* GIVEN INSTRUCTION
Copy exactly, and only, the lines between the line holding "Write a Python" and the line holding "import plotly.graph_objects as go", inclusive; skip the pictures.

* DATA SUPPLIED
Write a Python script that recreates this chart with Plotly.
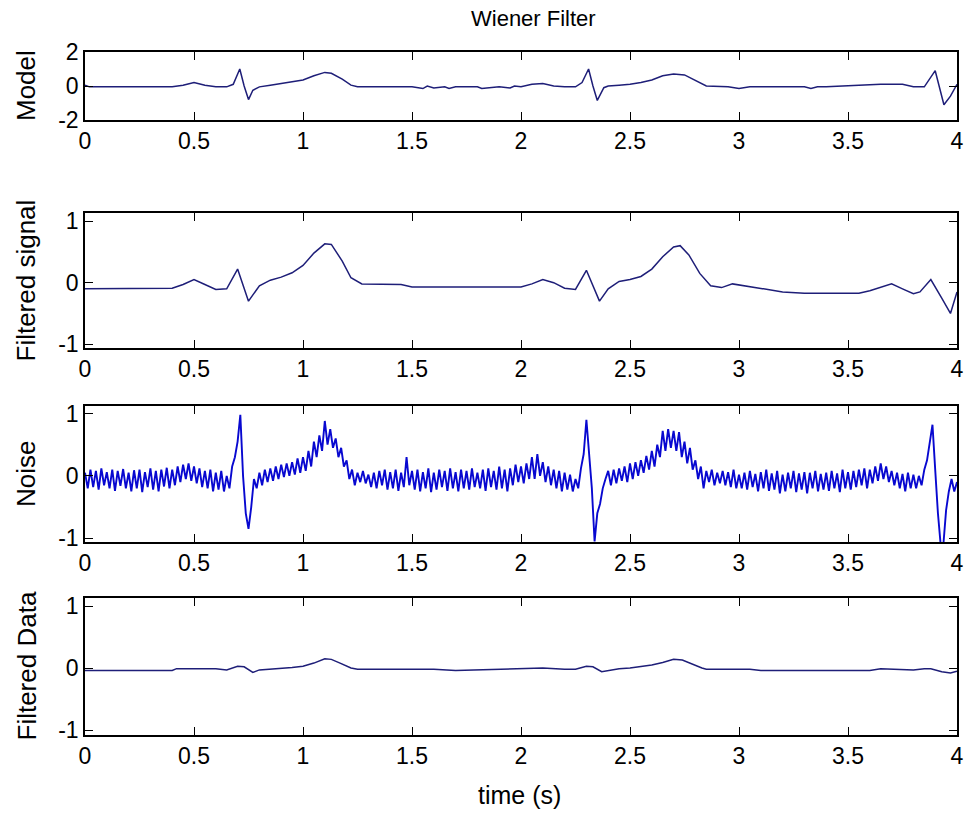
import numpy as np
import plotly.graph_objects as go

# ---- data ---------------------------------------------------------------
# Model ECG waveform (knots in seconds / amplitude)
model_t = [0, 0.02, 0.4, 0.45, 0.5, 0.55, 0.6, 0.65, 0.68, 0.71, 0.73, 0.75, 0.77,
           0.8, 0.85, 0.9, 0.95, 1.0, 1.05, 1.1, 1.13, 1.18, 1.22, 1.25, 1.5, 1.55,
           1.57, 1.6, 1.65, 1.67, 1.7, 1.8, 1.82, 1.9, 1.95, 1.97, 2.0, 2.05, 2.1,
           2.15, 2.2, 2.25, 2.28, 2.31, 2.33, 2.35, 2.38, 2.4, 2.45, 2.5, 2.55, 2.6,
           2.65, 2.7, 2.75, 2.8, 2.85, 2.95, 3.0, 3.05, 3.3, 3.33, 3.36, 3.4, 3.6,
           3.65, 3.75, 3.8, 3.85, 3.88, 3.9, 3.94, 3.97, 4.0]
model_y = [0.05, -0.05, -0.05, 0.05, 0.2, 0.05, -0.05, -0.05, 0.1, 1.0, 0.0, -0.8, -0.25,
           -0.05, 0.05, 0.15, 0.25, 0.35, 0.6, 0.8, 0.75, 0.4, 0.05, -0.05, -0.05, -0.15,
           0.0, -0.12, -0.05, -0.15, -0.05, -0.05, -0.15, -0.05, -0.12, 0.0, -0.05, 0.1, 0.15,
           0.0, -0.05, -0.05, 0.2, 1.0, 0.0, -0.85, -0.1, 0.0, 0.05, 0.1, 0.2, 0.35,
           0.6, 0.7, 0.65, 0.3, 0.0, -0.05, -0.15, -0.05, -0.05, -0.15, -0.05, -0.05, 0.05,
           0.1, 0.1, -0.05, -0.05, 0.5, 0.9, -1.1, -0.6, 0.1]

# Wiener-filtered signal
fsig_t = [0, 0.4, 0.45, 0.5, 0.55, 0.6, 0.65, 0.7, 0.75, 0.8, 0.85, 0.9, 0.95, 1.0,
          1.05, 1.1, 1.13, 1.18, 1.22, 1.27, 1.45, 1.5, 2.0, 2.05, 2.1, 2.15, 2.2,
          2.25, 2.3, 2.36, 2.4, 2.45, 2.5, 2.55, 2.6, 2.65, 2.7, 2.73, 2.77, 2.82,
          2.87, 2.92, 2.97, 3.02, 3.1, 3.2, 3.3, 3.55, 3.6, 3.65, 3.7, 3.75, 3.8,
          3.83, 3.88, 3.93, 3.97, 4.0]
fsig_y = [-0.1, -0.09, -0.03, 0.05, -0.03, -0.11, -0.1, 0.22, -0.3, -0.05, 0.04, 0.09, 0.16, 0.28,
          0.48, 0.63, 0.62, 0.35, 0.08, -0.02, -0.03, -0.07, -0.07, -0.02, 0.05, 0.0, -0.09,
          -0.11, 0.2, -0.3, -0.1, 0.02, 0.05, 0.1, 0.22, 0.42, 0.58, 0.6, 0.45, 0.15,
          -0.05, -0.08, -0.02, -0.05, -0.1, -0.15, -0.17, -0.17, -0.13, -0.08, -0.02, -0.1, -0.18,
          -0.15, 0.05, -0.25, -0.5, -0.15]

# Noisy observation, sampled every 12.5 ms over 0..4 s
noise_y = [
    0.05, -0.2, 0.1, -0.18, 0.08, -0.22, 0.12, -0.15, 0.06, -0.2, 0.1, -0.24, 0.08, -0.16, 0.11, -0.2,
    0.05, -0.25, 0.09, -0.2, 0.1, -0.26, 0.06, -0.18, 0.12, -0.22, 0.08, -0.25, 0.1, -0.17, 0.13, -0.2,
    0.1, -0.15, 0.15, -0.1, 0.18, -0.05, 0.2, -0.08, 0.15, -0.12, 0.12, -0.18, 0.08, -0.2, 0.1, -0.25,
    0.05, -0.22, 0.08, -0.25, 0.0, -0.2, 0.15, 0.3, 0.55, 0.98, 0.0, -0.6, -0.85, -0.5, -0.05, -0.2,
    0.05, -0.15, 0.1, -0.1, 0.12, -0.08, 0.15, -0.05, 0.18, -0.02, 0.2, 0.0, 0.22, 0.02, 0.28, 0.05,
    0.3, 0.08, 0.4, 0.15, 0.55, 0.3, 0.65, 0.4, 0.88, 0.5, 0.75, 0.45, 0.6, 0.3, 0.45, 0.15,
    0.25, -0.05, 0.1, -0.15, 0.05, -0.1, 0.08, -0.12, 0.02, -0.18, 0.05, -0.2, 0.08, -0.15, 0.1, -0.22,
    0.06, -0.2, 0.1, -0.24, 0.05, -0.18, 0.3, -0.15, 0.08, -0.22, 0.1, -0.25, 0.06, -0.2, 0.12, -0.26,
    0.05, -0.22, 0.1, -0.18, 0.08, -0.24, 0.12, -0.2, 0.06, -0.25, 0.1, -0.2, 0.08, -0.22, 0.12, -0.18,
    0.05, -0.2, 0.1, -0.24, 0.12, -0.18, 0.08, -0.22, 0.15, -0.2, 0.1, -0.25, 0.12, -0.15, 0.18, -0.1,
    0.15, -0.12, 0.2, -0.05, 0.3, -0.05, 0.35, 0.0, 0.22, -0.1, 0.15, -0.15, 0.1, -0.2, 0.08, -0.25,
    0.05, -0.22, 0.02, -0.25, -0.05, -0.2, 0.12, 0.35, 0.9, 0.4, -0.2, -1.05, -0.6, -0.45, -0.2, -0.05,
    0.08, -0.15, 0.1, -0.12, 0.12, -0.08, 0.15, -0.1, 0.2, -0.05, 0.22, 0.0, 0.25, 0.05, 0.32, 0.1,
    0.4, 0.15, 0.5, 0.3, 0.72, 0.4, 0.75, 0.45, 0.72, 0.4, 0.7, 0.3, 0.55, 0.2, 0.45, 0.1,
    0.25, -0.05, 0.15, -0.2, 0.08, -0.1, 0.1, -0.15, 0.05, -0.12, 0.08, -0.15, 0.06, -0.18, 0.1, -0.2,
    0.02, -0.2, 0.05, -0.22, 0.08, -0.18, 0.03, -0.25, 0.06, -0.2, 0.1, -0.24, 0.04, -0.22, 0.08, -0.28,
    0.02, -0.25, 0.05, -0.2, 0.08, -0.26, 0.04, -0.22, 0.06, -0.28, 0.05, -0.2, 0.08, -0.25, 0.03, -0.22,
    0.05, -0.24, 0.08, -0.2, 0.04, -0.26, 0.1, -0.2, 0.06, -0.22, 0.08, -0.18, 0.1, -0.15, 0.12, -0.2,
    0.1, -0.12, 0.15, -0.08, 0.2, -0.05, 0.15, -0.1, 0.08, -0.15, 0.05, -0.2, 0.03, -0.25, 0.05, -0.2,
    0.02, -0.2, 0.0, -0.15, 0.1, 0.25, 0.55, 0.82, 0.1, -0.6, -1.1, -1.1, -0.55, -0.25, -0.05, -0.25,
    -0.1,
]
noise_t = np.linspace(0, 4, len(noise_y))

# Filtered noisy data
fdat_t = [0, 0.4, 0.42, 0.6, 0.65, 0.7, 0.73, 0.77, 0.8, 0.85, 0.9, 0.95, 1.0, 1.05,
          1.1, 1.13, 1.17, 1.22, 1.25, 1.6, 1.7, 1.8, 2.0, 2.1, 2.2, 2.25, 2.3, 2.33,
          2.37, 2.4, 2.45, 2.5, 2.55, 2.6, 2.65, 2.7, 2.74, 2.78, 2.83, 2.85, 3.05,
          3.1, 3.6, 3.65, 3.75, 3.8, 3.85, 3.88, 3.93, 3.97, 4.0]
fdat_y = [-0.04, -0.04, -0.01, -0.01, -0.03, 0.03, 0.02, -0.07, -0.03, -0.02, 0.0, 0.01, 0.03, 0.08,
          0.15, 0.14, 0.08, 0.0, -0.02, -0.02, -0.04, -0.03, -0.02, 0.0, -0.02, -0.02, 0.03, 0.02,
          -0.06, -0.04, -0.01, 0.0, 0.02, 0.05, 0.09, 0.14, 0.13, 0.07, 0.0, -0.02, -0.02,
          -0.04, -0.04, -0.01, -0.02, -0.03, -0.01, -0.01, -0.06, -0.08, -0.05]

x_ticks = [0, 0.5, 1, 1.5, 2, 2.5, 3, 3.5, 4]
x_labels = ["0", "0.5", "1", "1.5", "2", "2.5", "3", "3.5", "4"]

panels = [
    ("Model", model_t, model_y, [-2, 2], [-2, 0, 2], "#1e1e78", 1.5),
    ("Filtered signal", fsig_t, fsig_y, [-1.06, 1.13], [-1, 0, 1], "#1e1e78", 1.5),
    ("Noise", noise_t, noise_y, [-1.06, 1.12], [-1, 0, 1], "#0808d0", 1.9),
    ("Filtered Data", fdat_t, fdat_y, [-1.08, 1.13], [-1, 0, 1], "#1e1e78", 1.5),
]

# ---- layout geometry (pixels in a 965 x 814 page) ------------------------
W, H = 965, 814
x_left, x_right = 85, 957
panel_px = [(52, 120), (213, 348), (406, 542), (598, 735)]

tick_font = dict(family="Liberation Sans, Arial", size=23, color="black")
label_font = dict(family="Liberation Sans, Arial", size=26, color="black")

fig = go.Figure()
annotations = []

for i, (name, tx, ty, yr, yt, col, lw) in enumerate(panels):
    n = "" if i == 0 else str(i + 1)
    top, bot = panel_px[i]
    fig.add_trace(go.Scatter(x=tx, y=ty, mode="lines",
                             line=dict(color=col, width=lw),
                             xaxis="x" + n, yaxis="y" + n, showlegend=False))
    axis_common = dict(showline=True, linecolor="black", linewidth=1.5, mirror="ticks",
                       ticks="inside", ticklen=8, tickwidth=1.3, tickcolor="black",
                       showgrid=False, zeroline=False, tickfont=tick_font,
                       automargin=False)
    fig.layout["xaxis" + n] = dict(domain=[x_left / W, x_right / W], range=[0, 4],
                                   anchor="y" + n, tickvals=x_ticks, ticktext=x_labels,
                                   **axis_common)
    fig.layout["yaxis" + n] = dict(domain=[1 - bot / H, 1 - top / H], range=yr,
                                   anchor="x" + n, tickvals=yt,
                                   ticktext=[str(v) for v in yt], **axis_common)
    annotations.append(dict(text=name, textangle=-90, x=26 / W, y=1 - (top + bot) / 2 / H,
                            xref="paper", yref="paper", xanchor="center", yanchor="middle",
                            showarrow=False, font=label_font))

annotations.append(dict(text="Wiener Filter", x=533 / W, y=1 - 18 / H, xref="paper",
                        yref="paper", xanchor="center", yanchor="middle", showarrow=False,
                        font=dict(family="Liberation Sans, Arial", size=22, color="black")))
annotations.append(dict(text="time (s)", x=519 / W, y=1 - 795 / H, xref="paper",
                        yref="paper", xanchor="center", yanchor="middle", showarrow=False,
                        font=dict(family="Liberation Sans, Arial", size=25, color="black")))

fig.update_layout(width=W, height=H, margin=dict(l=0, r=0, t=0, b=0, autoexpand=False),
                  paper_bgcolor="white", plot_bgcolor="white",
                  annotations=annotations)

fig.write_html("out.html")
--
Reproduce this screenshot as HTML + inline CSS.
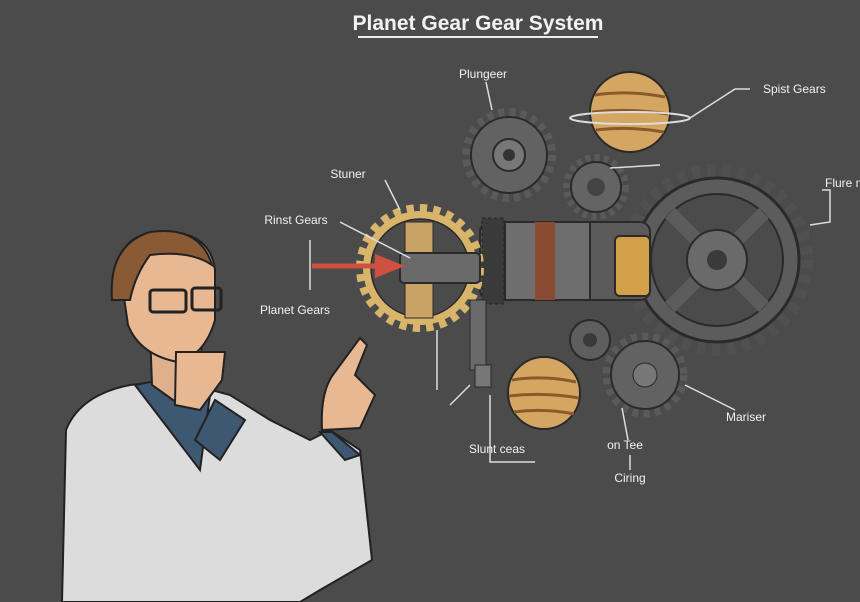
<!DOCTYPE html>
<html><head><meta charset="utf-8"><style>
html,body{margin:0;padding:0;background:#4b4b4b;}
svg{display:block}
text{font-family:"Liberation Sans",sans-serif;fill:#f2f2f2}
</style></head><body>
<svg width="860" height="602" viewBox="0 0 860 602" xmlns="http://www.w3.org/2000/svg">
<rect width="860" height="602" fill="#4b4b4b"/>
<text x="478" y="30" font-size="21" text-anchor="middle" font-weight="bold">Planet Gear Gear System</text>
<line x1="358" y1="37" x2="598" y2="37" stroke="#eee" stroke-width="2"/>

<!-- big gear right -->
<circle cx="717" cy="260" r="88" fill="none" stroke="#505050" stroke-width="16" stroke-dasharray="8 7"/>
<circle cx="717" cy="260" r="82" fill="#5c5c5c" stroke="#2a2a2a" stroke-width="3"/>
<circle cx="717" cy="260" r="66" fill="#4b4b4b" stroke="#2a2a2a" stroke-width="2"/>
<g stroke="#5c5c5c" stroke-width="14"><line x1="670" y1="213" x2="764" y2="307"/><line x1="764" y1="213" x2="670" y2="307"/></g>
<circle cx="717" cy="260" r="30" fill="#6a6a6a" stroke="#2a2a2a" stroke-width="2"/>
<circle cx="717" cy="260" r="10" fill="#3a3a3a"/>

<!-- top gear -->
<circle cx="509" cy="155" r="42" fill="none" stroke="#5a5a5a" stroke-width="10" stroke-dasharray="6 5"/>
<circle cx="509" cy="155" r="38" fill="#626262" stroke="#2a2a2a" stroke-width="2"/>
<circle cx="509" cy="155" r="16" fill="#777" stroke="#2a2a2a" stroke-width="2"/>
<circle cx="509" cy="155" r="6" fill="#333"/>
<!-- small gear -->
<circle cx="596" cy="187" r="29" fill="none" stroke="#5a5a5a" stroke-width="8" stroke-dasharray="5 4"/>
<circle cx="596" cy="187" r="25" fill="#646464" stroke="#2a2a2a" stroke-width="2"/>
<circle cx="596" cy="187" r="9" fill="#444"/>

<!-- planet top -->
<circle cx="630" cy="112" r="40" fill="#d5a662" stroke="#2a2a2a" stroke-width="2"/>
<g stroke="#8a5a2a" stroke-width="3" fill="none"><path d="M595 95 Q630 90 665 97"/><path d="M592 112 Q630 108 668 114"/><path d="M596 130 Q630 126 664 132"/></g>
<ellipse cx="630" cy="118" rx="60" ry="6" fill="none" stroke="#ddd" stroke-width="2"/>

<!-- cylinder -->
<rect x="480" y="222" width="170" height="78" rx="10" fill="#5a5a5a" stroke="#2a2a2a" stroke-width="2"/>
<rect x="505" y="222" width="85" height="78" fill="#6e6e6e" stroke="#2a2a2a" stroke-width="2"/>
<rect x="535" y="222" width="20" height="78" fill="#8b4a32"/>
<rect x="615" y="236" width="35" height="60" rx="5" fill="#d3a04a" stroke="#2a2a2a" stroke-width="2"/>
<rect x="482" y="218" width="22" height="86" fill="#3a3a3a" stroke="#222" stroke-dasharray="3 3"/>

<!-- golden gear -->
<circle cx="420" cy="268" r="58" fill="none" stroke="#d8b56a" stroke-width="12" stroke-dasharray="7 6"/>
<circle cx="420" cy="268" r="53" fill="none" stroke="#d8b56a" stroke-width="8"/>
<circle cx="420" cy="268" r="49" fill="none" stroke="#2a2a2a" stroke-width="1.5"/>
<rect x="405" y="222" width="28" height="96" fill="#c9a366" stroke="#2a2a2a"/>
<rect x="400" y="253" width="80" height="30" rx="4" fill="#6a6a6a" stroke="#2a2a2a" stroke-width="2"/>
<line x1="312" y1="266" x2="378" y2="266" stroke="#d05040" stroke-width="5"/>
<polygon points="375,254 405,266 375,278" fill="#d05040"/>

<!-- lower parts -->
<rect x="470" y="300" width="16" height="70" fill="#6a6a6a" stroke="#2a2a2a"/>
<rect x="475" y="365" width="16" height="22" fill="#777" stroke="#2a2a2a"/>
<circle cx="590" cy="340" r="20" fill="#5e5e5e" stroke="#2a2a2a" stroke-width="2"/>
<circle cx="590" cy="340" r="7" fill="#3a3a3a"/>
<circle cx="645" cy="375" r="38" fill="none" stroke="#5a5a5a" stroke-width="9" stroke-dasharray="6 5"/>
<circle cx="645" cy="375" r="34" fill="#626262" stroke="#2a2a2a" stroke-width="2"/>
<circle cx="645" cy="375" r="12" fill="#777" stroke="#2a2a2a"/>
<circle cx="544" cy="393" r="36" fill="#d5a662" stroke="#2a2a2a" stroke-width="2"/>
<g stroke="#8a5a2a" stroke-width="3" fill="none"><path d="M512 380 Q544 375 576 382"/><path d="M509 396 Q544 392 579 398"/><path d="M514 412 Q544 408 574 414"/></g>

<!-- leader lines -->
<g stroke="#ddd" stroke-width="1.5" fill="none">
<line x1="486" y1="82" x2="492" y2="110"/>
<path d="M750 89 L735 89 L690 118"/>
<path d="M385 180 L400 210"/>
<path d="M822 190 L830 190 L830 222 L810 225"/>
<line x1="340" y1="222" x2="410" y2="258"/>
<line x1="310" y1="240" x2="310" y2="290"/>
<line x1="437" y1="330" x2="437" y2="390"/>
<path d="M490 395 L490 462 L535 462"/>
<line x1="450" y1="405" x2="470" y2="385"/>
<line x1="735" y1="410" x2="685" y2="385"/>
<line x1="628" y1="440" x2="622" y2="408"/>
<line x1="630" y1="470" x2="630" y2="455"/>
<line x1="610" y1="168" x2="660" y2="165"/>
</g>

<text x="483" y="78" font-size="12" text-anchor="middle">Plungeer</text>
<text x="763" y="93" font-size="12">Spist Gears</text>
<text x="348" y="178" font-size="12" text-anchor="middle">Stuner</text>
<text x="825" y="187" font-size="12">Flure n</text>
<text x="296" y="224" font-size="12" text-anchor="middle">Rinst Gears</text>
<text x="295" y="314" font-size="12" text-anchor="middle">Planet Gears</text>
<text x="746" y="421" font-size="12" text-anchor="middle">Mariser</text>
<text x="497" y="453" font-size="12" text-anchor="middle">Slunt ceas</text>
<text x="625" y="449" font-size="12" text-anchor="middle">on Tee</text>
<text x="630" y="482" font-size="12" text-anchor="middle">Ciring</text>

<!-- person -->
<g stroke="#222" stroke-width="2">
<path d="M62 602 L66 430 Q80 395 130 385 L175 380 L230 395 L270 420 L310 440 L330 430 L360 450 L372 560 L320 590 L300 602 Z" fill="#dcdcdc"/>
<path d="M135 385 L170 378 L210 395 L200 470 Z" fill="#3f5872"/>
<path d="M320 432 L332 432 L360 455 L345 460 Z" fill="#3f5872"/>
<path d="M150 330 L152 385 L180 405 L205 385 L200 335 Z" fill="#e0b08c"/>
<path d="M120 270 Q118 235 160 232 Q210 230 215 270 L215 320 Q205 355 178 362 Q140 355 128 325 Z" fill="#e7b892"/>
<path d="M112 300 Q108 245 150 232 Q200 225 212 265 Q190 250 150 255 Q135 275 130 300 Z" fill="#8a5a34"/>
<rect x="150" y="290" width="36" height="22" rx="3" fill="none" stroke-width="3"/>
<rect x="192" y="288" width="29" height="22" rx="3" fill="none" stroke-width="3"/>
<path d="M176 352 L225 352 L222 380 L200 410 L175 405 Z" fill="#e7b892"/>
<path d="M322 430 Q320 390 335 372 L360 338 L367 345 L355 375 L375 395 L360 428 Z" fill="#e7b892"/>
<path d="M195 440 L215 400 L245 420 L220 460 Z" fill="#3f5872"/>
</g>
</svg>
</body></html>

* RESULT OF THE EXERCISE
Write a Python script that recreates this chart with Plotly.
import numpy as np
import plotly.graph_objects as go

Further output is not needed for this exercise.